▶ [Requirements] Exclude the pictures and reproduce the remaining data exactly as written.

▶ [Supplied material]

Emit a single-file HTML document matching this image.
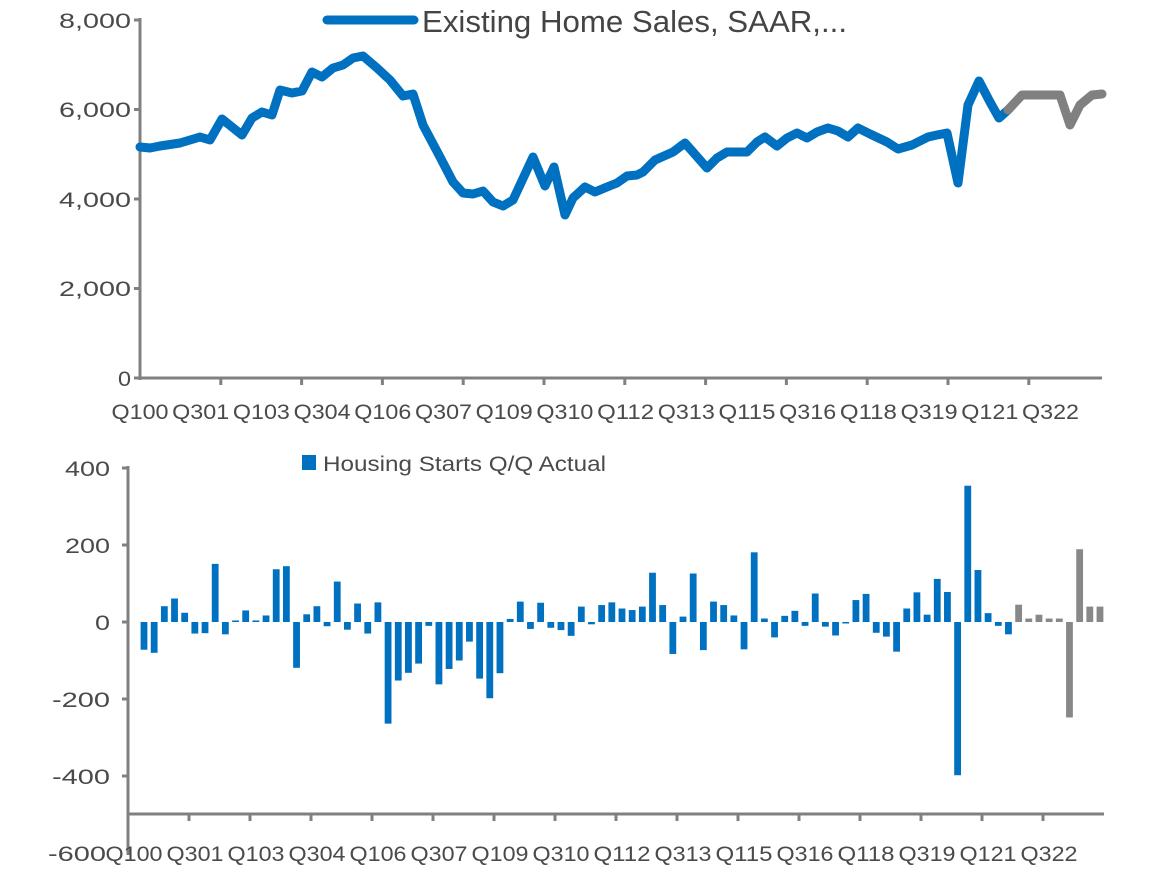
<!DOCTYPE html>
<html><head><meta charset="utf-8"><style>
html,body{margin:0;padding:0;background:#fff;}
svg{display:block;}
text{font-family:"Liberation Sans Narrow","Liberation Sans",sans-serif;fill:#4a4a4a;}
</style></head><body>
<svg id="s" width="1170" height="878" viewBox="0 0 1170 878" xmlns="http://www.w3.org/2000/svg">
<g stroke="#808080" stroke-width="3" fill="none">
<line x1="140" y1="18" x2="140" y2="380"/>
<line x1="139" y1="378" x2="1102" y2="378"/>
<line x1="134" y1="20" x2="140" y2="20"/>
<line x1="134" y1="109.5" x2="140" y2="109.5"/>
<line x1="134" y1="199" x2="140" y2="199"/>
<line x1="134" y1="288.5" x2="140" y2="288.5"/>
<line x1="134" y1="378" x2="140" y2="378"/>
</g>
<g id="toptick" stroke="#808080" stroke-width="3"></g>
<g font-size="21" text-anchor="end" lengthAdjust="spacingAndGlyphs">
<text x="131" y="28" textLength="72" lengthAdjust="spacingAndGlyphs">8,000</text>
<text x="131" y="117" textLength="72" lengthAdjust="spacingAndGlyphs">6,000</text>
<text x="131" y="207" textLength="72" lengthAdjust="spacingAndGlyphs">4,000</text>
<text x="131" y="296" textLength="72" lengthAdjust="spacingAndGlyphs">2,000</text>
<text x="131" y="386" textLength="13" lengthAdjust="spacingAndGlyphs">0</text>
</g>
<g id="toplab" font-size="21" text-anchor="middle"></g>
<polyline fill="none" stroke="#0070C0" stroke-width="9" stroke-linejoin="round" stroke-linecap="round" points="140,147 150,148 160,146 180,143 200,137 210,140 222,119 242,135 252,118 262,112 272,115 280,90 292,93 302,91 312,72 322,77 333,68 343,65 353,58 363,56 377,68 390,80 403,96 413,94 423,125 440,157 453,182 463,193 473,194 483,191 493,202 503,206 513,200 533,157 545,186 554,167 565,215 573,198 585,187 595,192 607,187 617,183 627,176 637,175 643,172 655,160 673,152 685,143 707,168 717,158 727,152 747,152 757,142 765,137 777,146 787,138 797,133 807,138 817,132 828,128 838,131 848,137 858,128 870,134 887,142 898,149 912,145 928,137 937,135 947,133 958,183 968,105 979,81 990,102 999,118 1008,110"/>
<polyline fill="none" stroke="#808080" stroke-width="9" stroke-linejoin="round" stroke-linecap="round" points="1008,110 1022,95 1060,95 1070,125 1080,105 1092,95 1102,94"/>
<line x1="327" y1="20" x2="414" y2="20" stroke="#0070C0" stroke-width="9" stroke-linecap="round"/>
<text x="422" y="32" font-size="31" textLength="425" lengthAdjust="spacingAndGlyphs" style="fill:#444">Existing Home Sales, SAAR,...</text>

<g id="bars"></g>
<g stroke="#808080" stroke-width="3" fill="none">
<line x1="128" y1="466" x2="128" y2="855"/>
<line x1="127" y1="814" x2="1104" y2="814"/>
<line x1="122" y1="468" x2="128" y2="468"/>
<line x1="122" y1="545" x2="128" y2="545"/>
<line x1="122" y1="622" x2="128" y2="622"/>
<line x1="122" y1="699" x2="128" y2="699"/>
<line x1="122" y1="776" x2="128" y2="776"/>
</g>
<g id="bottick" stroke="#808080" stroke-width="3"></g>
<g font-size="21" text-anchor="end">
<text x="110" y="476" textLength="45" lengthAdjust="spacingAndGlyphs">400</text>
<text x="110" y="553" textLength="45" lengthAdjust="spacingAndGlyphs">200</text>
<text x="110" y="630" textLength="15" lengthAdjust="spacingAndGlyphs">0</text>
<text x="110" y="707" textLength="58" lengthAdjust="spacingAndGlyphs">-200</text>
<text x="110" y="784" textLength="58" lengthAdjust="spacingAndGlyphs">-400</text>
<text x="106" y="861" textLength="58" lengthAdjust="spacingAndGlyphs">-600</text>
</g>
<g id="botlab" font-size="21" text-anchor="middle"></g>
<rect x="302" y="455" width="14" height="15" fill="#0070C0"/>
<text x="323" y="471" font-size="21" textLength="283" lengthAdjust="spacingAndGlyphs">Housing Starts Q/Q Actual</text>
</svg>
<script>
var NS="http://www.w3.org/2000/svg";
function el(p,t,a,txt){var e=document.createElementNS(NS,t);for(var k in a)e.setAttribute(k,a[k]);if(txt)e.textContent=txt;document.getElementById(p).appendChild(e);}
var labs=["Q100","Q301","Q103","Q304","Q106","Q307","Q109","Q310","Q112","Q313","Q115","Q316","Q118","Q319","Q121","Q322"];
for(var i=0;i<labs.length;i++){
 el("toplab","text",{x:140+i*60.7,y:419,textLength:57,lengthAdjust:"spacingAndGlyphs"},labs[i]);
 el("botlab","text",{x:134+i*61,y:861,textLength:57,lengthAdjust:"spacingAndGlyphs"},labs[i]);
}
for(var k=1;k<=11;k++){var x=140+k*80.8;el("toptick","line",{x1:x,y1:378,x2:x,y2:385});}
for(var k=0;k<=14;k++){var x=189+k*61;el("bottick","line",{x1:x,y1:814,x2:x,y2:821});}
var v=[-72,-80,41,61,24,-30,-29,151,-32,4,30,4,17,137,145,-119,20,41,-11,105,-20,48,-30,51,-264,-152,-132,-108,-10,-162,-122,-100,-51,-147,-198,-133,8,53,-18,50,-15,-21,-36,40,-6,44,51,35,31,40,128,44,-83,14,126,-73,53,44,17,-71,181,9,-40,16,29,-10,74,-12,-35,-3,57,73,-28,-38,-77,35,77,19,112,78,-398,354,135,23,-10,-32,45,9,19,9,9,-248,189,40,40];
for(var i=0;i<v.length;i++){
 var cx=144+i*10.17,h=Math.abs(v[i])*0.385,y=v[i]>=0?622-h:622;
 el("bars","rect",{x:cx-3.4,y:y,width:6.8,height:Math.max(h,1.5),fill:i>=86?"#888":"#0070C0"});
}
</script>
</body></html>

▶ [Solution for this exercise]
Emit a single-file HTML document matching this image.
<!DOCTYPE html>
<html><head><meta charset="utf-8"><style>
html,body{margin:0;padding:0;background:#fff;}
svg{display:block;}
text{font-family:"Liberation Sans Narrow","Liberation Sans",sans-serif;fill:#4a4a4a;}
</style></head><body>
<svg id="s" width="1170" height="878" viewBox="0 0 1170 878" xmlns="http://www.w3.org/2000/svg">
<g stroke="#808080" stroke-width="3" fill="none">
<line x1="140" y1="18" x2="140" y2="380"/>
<line x1="139" y1="378" x2="1102" y2="378"/>
<line x1="134" y1="20" x2="140" y2="20"/>
<line x1="134" y1="109.5" x2="140" y2="109.5"/>
<line x1="134" y1="199" x2="140" y2="199"/>
<line x1="134" y1="288.5" x2="140" y2="288.5"/>
<line x1="134" y1="378" x2="140" y2="378"/>
</g>
<g id="toptick" stroke="#808080" stroke-width="3"></g>
<g font-size="21" text-anchor="end" lengthAdjust="spacingAndGlyphs">
<text x="131" y="28" textLength="72" lengthAdjust="spacingAndGlyphs">8,000</text>
<text x="131" y="117" textLength="72" lengthAdjust="spacingAndGlyphs">6,000</text>
<text x="131" y="207" textLength="72" lengthAdjust="spacingAndGlyphs">4,000</text>
<text x="131" y="296" textLength="72" lengthAdjust="spacingAndGlyphs">2,000</text>
<text x="131" y="386" textLength="13" lengthAdjust="spacingAndGlyphs">0</text>
</g>
<g id="toplab" font-size="21" text-anchor="middle"></g>
<polyline fill="none" stroke="#0070C0" stroke-width="9" stroke-linejoin="round" stroke-linecap="round" points="140,147 150,148 160,146 180,143 200,137 210,140 222,119 242,135 252,118 262,112 272,115 280,90 292,93 302,91 312,72 322,77 333,68 343,65 353,58 363,56 377,68 390,80 403,96 413,94 423,125 440,157 453,182 463,193 473,194 483,191 493,202 503,206 513,200 533,157 545,186 554,167 565,215 573,198 585,187 595,192 607,187 617,183 627,176 637,175 643,172 655,160 673,152 685,143 707,168 717,158 727,152 747,152 757,142 765,137 777,146 787,138 797,133 807,138 817,132 828,128 838,131 848,137 858,128 870,134 887,142 898,149 912,145 928,137 937,135 947,133 958,183 968,105 979,81 990,102 999,118 1008,110"/>
<polyline fill="none" stroke="#808080" stroke-width="9" stroke-linejoin="round" stroke-linecap="round" points="1008,110 1022,95 1060,95 1070,125 1080,105 1092,95 1102,94"/>
<line x1="327" y1="20" x2="414" y2="20" stroke="#0070C0" stroke-width="9" stroke-linecap="round"/>
<text x="422" y="32" font-size="31" textLength="425" lengthAdjust="spacingAndGlyphs" style="fill:#444">Existing Home Sales, SAAR,...</text>

<g id="bars"></g>
<g stroke="#808080" stroke-width="3" fill="none">
<line x1="128" y1="466" x2="128" y2="855"/>
<line x1="127" y1="814" x2="1104" y2="814"/>
<line x1="122" y1="468" x2="128" y2="468"/>
<line x1="122" y1="545" x2="128" y2="545"/>
<line x1="122" y1="622" x2="128" y2="622"/>
<line x1="122" y1="699" x2="128" y2="699"/>
<line x1="122" y1="776" x2="128" y2="776"/>
</g>
<g id="bottick" stroke="#808080" stroke-width="3"></g>
<g font-size="21" text-anchor="end">
<text x="110" y="476" textLength="45" lengthAdjust="spacingAndGlyphs">400</text>
<text x="110" y="553" textLength="45" lengthAdjust="spacingAndGlyphs">200</text>
<text x="110" y="630" textLength="15" lengthAdjust="spacingAndGlyphs">0</text>
<text x="110" y="707" textLength="58" lengthAdjust="spacingAndGlyphs">-200</text>
<text x="110" y="784" textLength="58" lengthAdjust="spacingAndGlyphs">-400</text>
<text x="106" y="861" textLength="58" lengthAdjust="spacingAndGlyphs">-600</text>
</g>
<g id="botlab" font-size="21" text-anchor="middle"></g>
<rect x="302" y="455" width="14" height="15" fill="#0070C0"/>
<text x="323" y="471" font-size="21" textLength="283" lengthAdjust="spacingAndGlyphs">Housing Starts Q/Q Actual</text>
</svg>
<script>
var NS="http://www.w3.org/2000/svg";
function el(p,t,a,txt){var e=document.createElementNS(NS,t);for(var k in a)e.setAttribute(k,a[k]);if(txt)e.textContent=txt;document.getElementById(p).appendChild(e);}
var labs=["Q100","Q301","Q103","Q304","Q106","Q307","Q109","Q310","Q112","Q313","Q115","Q316","Q118","Q319","Q121","Q322"];
for(var i=0;i<labs.length;i++){
 el("toplab","text",{x:140+i*60.7,y:419,textLength:57,lengthAdjust:"spacingAndGlyphs"},labs[i]);
 el("botlab","text",{x:134+i*61,y:861,textLength:57,lengthAdjust:"spacingAndGlyphs"},labs[i]);
}
for(var k=1;k<=11;k++){var x=140+k*80.8;el("toptick","line",{x1:x,y1:378,x2:x,y2:385});}
for(var k=0;k<=14;k++){var x=189+k*61;el("bottick","line",{x1:x,y1:814,x2:x,y2:821});}
var v=[-72,-80,41,61,24,-30,-29,151,-32,4,30,4,17,137,145,-119,20,41,-11,105,-20,48,-30,51,-264,-152,-132,-108,-10,-162,-122,-100,-51,-147,-198,-133,8,53,-18,50,-15,-21,-36,40,-6,44,51,35,31,40,128,44,-83,14,126,-73,53,44,17,-71,181,9,-40,16,29,-10,74,-12,-35,-3,57,73,-28,-38,-77,35,77,19,112,78,-398,354,135,23,-10,-32,45,9,19,9,9,-248,189,40,40];
for(var i=0;i<v.length;i++){
 var cx=144+i*10.17,h=Math.abs(v[i])*0.385,y=v[i]>=0?622-h:622;
 el("bars","rect",{x:cx-3.4,y:y,width:6.8,height:Math.max(h,1.5),fill:i>=86?"#888":"#0070C0"});
}
</script>
</body></html>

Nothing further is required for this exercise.